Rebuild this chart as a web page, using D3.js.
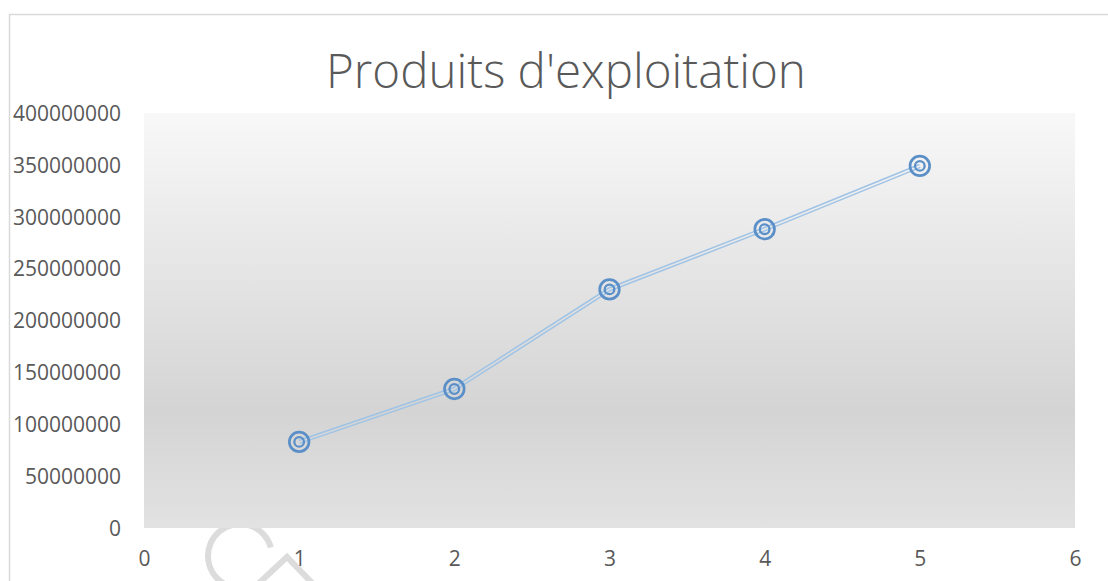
<!DOCTYPE html>
<html><head><meta charset="utf-8">
<script src="https://cdn.jsdelivr.net/npm/d3@7"></script>
<style>body{margin:0;background:#fff}svg{display:block}</style>
</head><body>
<svg id="c" width="1108" height="581"></svg>
<script>
const title = "Produits d'exploitation";
const xValues = [1, 2, 3, 4, 5];
const yValues = [83000000, 134000000, 230000000, 288000000, 349000000];
const xTicks = [0, 1, 2, 3, 4, 5, 6];
const yTicks = [0, 50000000, 100000000, 150000000, 200000000, 250000000, 300000000, 350000000, 400000000];

const svg = d3.select("#c");
const W = 1108, H = 581;
const m = {left: 144, right: 1075, top: 113, bottom: 528};

const defs = svg.append("defs");
const g = defs.append("linearGradient").attr("id","bg")
  .attr("gradientUnits","userSpaceOnUse")
  .attr("x1",0).attr("y1",m.top).attr("x2",0).attr("y2",m.bottom);
g.append("stop").attr("offset","0%").attr("stop-color","#f8f8f8");
g.append("stop").attr("offset","72%").attr("stop-color","#d4d4d4");
g.append("stop").attr("offset","100%").attr("stop-color","#e2e2e2");

// chart border
svg.append("rect").attr("x",9.5).attr("y",14.5).attr("width",W+20).attr("height",H+20)
  .attr("fill","#fff").attr("stroke","#d9d9d9").attr("stroke-width",1.5);

const x = d3.scaleLinear().domain([0,6]).range([m.left,m.right]);
const y = d3.scaleLinear().domain([0,400000000]).range([m.bottom,m.top]);

// faint watermark fragment at bottom (behind plot area)
const wm = svg.append("g").attr("fill","none").attr("stroke","#dcdcdc").attr("stroke-width",6);
wm.append("path").attr("transform","translate(240,556)")
  .attr("d", d3.arc().innerRadius(32).outerRadius(32).startAngle(1.3).endAngle(-2.7)());
wm.append("path").attr("d","M258,584 L287,557 L313,584");

svg.append("rect").attr("x",m.left).attr("y",m.top)
  .attr("width",m.right-m.left).attr("height",m.bottom-m.top).attr("fill","url(#bg)");

// title
const t = svg.append("text").attr("x",566).attr("y",88).attr("text-anchor","middle")
  .attr("font-family","'Open Sans'").attr("font-weight",300).attr("font-size",48)
  .attr("fill","#595959").text(title);
const tw = t.node().getComputedTextLength();
t.attr("font-size", 48*480/tw);

// y axis
const yAxis = d3.axisLeft(y).tickValues(yTicks).tickSize(0).tickPadding(0).tickFormat(d3.format("d"));
const ya = svg.append("g").attr("transform",`translate(121,0)`).call(yAxis);
ya.select(".domain").remove();
ya.selectAll("text").attr("font-family","'Open Sans'").attr("font-size",21).attr("fill","#595959").attr("dy","0.35em");

// x axis
const xAxis = d3.axisBottom(x).tickValues(xTicks).tickSize(0).tickPadding(0).tickFormat(d3.format("d"));
const xa = svg.append("g").attr("transform",`translate(0,559)`).call(xAxis);
xa.select(".domain").remove();
xa.selectAll("text").attr("font-family","'Open Sans'").attr("font-size",21).attr("fill","#595959").attr("dy","0.35em");

// line (compound double line)
const data = xValues.map((v,i)=>({x:v,y:yValues[i]}));
const line = d3.line().x(d=>x(d.x)).y(d=>y(d.y));
svg.append("path").datum(data).attr("d",line).attr("fill","none")
  .attr("stroke","#9fc3e6").attr("stroke-width",4.5);
svg.append("path").datum(data).attr("d",line).attr("fill","none")
  .attr("stroke","url(#bg)").attr("stroke-width",1.6);

// markers
const mk = svg.append("g").selectAll("g").data(data).join("g")
  .attr("transform",d=>`translate(${x(d.x)},${y(d.y)})`);
mk.append("circle").attr("r",9.8).attr("fill","none").attr("stroke","#5b8fc8").attr("stroke-width",2.7);
mk.append("circle").attr("r",4.8).attr("fill","none").attr("stroke","#5b8fc8").attr("stroke-width",2.3);
</script>
</body></html>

* [Work to complete] Reproduce the whole listing above word for word, but not its pictures.

* [Solution to this exercise]
Rebuild this chart as a web page, using D3.js.
<!DOCTYPE html>
<html><head><meta charset="utf-8">
<script src="https://cdn.jsdelivr.net/npm/d3@7"></script>
<style>body{margin:0;background:#fff}svg{display:block}</style>
</head><body>
<svg id="c" width="1108" height="581"></svg>
<script>
const title = "Produits d'exploitation";
const xValues = [1, 2, 3, 4, 5];
const yValues = [83000000, 134000000, 230000000, 288000000, 349000000];
const xTicks = [0, 1, 2, 3, 4, 5, 6];
const yTicks = [0, 50000000, 100000000, 150000000, 200000000, 250000000, 300000000, 350000000, 400000000];

const svg = d3.select("#c");
const W = 1108, H = 581;
const m = {left: 144, right: 1075, top: 113, bottom: 528};

const defs = svg.append("defs");
const g = defs.append("linearGradient").attr("id","bg")
  .attr("gradientUnits","userSpaceOnUse")
  .attr("x1",0).attr("y1",m.top).attr("x2",0).attr("y2",m.bottom);
g.append("stop").attr("offset","0%").attr("stop-color","#f8f8f8");
g.append("stop").attr("offset","72%").attr("stop-color","#d4d4d4");
g.append("stop").attr("offset","100%").attr("stop-color","#e2e2e2");

// chart border
svg.append("rect").attr("x",9.5).attr("y",14.5).attr("width",W+20).attr("height",H+20)
  .attr("fill","#fff").attr("stroke","#d9d9d9").attr("stroke-width",1.5);

const x = d3.scaleLinear().domain([0,6]).range([m.left,m.right]);
const y = d3.scaleLinear().domain([0,400000000]).range([m.bottom,m.top]);

// faint watermark fragment at bottom (behind plot area)
const wm = svg.append("g").attr("fill","none").attr("stroke","#dcdcdc").attr("stroke-width",6);
wm.append("path").attr("transform","translate(240,556)")
  .attr("d", d3.arc().innerRadius(32).outerRadius(32).startAngle(1.3).endAngle(-2.7)());
wm.append("path").attr("d","M258,584 L287,557 L313,584");

svg.append("rect").attr("x",m.left).attr("y",m.top)
  .attr("width",m.right-m.left).attr("height",m.bottom-m.top).attr("fill","url(#bg)");

// title
const t = svg.append("text").attr("x",566).attr("y",88).attr("text-anchor","middle")
  .attr("font-family","'Open Sans'").attr("font-weight",300).attr("font-size",48)
  .attr("fill","#595959").text(title);
const tw = t.node().getComputedTextLength();
t.attr("font-size", 48*480/tw);

// y axis
const yAxis = d3.axisLeft(y).tickValues(yTicks).tickSize(0).tickPadding(0).tickFormat(d3.format("d"));
const ya = svg.append("g").attr("transform",`translate(121,0)`).call(yAxis);
ya.select(".domain").remove();
ya.selectAll("text").attr("font-family","'Open Sans'").attr("font-size",21).attr("fill","#595959").attr("dy","0.35em");

// x axis
const xAxis = d3.axisBottom(x).tickValues(xTicks).tickSize(0).tickPadding(0).tickFormat(d3.format("d"));
const xa = svg.append("g").attr("transform",`translate(0,559)`).call(xAxis);
xa.select(".domain").remove();
xa.selectAll("text").attr("font-family","'Open Sans'").attr("font-size",21).attr("fill","#595959").attr("dy","0.35em");

// line (compound double line)
const data = xValues.map((v,i)=>({x:v,y:yValues[i]}));
const line = d3.line().x(d=>x(d.x)).y(d=>y(d.y));
svg.append("path").datum(data).attr("d",line).attr("fill","none")
  .attr("stroke","#9fc3e6").attr("stroke-width",4.5);
svg.append("path").datum(data).attr("d",line).attr("fill","none")
  .attr("stroke","url(#bg)").attr("stroke-width",1.6);

// markers
const mk = svg.append("g").selectAll("g").data(data).join("g")
  .attr("transform",d=>`translate(${x(d.x)},${y(d.y)})`);
mk.append("circle").attr("r",9.8).attr("fill","none").attr("stroke","#5b8fc8").attr("stroke-width",2.7);
mk.append("circle").attr("r",4.8).attr("fill","none").attr("stroke","#5b8fc8").attr("stroke-width",2.3);
</script>
</body></html>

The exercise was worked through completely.